Preheat the oven to 350°F. Grease and flour two 8-inch cake pans.
In a large bowl or the bowl of a stand mixer, beat together the sugar and butter until light and fluffy. Add the eggs one at a time, mixing well after each addition.
In a small bowl, whisk together the flour, baking powder, baking soda, and salt. In a small bowl or measuring cup, whisk together the buttermilk and vanilla.
With the mixer running on low speed, add the flour to the batter in three batches, alternating with the buttermilk. Mix until smooth. Divide the batter evenly between the prepared cake pans. Bake 30-35 minutes, until a toothpick inserted in the center comes out clean. Let cool completely.
While the cakes are baking, add the butter to a medium saucepan and melt over medium heat. Stir in the brown sugar, ¼ cup of cream, and the salt. Continue cooking, stirring frequently, until the caramel mixture begins to bubble and simmer. Simmer two minutes, then remove from heat. Pour the caramel into a large bowl or the bowl of a stand mixer. Let cool for at least 30 minutes.

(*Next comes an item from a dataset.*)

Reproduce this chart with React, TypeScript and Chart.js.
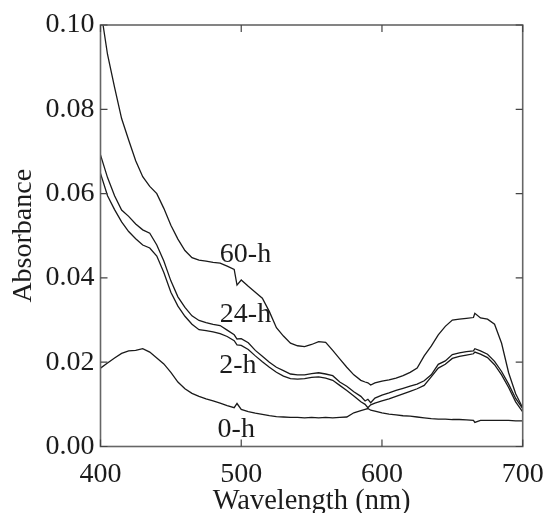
import React, { useEffect, useRef } from "react";
import { Chart, registerables } from "chart.js";

Chart.register(...registerables);

const wavelengths = [
  400, 405, 410, 415, 420, 425, 430, 435, 440, 445, 450, 455, 460, 465, 470, 475, 480, 485, 490, 495, 497,
  500, 505, 510, 515, 520, 525, 530, 535, 540, 545, 550, 555, 560, 565, 570, 575, 580, 585, 588, 590, 592,
  595, 600, 605, 610, 615, 620, 625, 630, 635, 640, 645, 650, 655, 660, 665, 666, 670, 675, 680, 685, 690, 695, 700,
];

const abs60h = [
  0.104, 0.093, 0.0852, 0.0778, 0.0727, 0.0678, 0.064, 0.0617, 0.06, 0.0565, 0.0525, 0.0492, 0.0465, 0.0448, 0.0442, 0.044, 0.0437, 0.0435, 0.0428, 0.042, 0.0383,
  0.0395, 0.038, 0.0366, 0.0352, 0.032, 0.0282, 0.0262, 0.0245, 0.0239, 0.0237, 0.0242, 0.0249, 0.0247, 0.0228, 0.0208, 0.0188, 0.017, 0.0157, 0.0153, 0.0151, 0.0146,
  0.0151, 0.0155, 0.0158, 0.0162, 0.0168, 0.0176, 0.0186, 0.0215, 0.0238, 0.0265, 0.0285, 0.03, 0.0302, 0.0304, 0.0306, 0.0316, 0.0305, 0.0302, 0.029, 0.0245, 0.0175, 0.0125, 0.0092,
];

const abs24h = [
  0.0692, 0.0638, 0.0595, 0.0561, 0.0546, 0.0528, 0.0514, 0.0506, 0.0478, 0.044, 0.0393, 0.0355, 0.033, 0.031, 0.0299, 0.0294, 0.029, 0.0287, 0.0276, 0.0265, 0.0255,
  0.0256, 0.0246, 0.0228, 0.0214, 0.02, 0.0188, 0.018, 0.0172, 0.017, 0.017, 0.0173, 0.0175, 0.0172, 0.0168, 0.0153, 0.0143, 0.013, 0.0119, 0.0108, 0.0112, 0.0104,
  0.0115, 0.0122, 0.0127, 0.0133, 0.0138, 0.0143, 0.0148, 0.0156, 0.017, 0.0195, 0.0203, 0.0218, 0.0222, 0.0225, 0.0227, 0.0232, 0.0227, 0.0219, 0.0202, 0.0178, 0.0148, 0.0114, 0.009,
];

const abs2h = [
  0.0648, 0.0595, 0.0562, 0.0533, 0.051, 0.0493, 0.0478, 0.0471, 0.0452, 0.0413, 0.0366, 0.0333, 0.0309, 0.029, 0.0277, 0.0275, 0.0272, 0.0268, 0.0261, 0.0251, 0.0241,
  0.024, 0.023, 0.0215, 0.0201, 0.0188, 0.0176, 0.0167, 0.0161, 0.016, 0.0161, 0.0164, 0.0165, 0.0162, 0.0157, 0.0145, 0.0133, 0.012, 0.0106, 0.01, 0.0092, 0.0099,
  0.0103, 0.0108, 0.0113, 0.0119, 0.0125, 0.0131, 0.0137, 0.0145, 0.0165, 0.0186, 0.0195, 0.0209, 0.0214, 0.0217, 0.022, 0.0224, 0.0219, 0.0211, 0.0194, 0.017, 0.014, 0.0106, 0.0082,
];

const abs0h = [
  0.0186, 0.0198, 0.021, 0.0221, 0.0227, 0.0228, 0.0232, 0.0224, 0.021, 0.0196, 0.0176, 0.0153, 0.0137, 0.0126, 0.0119, 0.0113, 0.0108, 0.0103, 0.0097, 0.0092, 0.0102,
  0.0088, 0.0083, 0.0079, 0.0076, 0.0073, 0.0071, 0.007, 0.0069, 0.0069, 0.0068, 0.0069, 0.0068, 0.0069, 0.0068, 0.0069, 0.007, 0.008, 0.0085, 0.0088, 0.009, 0.0086,
  0.0084, 0.008, 0.0077, 0.0075, 0.0073, 0.0072, 0.007, 0.0068, 0.0066, 0.0065, 0.0065, 0.0064, 0.0064, 0.0063, 0.0062, 0.0057, 0.0062, 0.0062, 0.0062, 0.0062, 0.0062, 0.0061, 0.0061,
];

const seriesNames = ["60-h", "24-h", "2-h", "0-h"];
const seriesValues = [abs60h, abs24h, abs2h, abs0h];

const labelTexts = ["60-h", "24-h", "2-h", "0-h"];
const labelWavelengths = [484.8, 484.8, 484.3, 483.2];
const labelAbsorbances = [0.0438, 0.0296, 0.0174, 0.0022];

const xTicks = [400, 500, 600, 700];
const yTicks = [0, 0.02, 0.04, 0.06, 0.08, 0.1];

const FONT = '"Liberation Serif", "Times New Roman", serif';
const TEXT = "#1c1c1c";

const framePlugin = {
  id: "frameTicks",
  afterDatasetsDraw(chart: any) {
    const { ctx, chartArea, scales } = chart;
    const { left, right, top, bottom } = chartArea;
    ctx.save();
    ctx.strokeStyle = "#666";
    ctx.lineWidth = 1.6;
    ctx.strokeRect(left, top, right - left, bottom - top);
    ctx.strokeStyle = "#444";
    ctx.lineWidth = 1.2;
    const len = 7;
    ctx.beginPath();
    xTicks.forEach((v) => {
      const x = scales.x.getPixelForValue(v);
      ctx.moveTo(x, bottom);
      ctx.lineTo(x, bottom - len);
      ctx.moveTo(x, top);
      ctx.lineTo(x, top + len);
    });
    yTicks.forEach((v) => {
      const y = scales.y.getPixelForValue(v);
      ctx.moveTo(left, y);
      ctx.lineTo(left + len, y);
      ctx.moveTo(right, y);
      ctx.lineTo(right - len, y);
    });
    ctx.stroke();
    ctx.fillStyle = TEXT;
    ctx.font = `28px ${FONT}`;
    ctx.textAlign = "left";
    ctx.textBaseline = "alphabetic";
    labelTexts.forEach((t, i) => {
      ctx.fillText(t, scales.x.getPixelForValue(labelWavelengths[i]), scales.y.getPixelForValue(labelAbsorbances[i]));
    });
    ctx.restore();
  },
};

export default function App() {
  const ref = useRef<HTMLCanvasElement | null>(null);
  useEffect(() => {
    if (!ref.current) return;
    const chart = new Chart(ref.current, {
      type: "line",
      data: {
        datasets: seriesValues.map((vals, i) => ({
          label: seriesNames[i],
          data: wavelengths.map((w, j) => ({ x: w, y: vals[j] })),
          borderColor: "#1a1a1a",
          borderWidth: 1.3,
          pointRadius: 0,
          tension: 0,
          fill: false,
        })),
      },
      options: {
        responsive: false,
        animation: false,
        devicePixelRatio: 1,
        layout: { padding: { top: 25, right: 25.3, left: 0, bottom: 0 } },
        plugins: { legend: { display: false }, tooltip: { enabled: false } },
        scales: {
          x: {
            type: "linear",
            min: 400,
            max: 700,
            afterBuildTicks: (s: any) => {
              s.ticks = xTicks.map((v) => ({ value: v }));
            },
            ticks: { font: { family: FONT, size: 28 }, color: TEXT, padding: 11, maxRotation: 0 },
            grid: { display: false, drawTicks: false },
            border: { display: false },
            title: {
              display: true,
              text: "Wavelength (nm)",
              font: { family: FONT, size: 28.5 },
              color: TEXT,
              padding: { top: 0, bottom: -6 },
            },
            afterFit: (s: any) => {
              s.height = 66.5;
              s.paddingLeft = 0;
              s.paddingRight = 0;
            },
          },
          y: {
            type: "linear",
            min: 0,
            max: 0.1,
            afterBuildTicks: (s: any) => {
              s.ticks = yTicks.map((v) => ({ value: v }));
            },
            ticks: {
              font: { family: FONT, size: 28 },
              color: TEXT,
              padding: 6,
              callback: (v: any) => Number(v).toFixed(2),
            },
            grid: { display: false, drawTicks: false },
            border: { display: false },
            title: {
              display: true,
              text: "Absorbance",
              font: { family: FONT, size: 28 },
              color: TEXT,
              padding: { top: 7, bottom: 0 },
            },
            afterFit: (s: any) => {
              s.width = 100.5;
              s.paddingTop = 0;
              s.paddingBottom = 0;
            },
          },
        },
      },
      plugins: [framePlugin],
    } as any);
    return () => chart.destroy();
  }, []);
  return (
    <div style={{ position: "absolute", left: 0, top: 0, width: 548, height: 513, background: "#fff" }}>
      <canvas ref={ref} width={548} height={513} style={{ width: 548, height: 513 }} />
    </div>
  );
}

After the caramel has cooled, add 3 cups of powdered sugar and the remaining ¼ cup of heavy cream, and mix until smooth. Add additional powdered sugar as needed to make a frosting that is smooth, with a buttercream consistency.
To assemble the cake, level the tops with a serrated knife. Spread 1 cup of frosting on top of one layer of the cake, then top with the remaining layer. Frost the sides and top of the cake. Drizzle with the caramel ice cream topping as desired, and serve.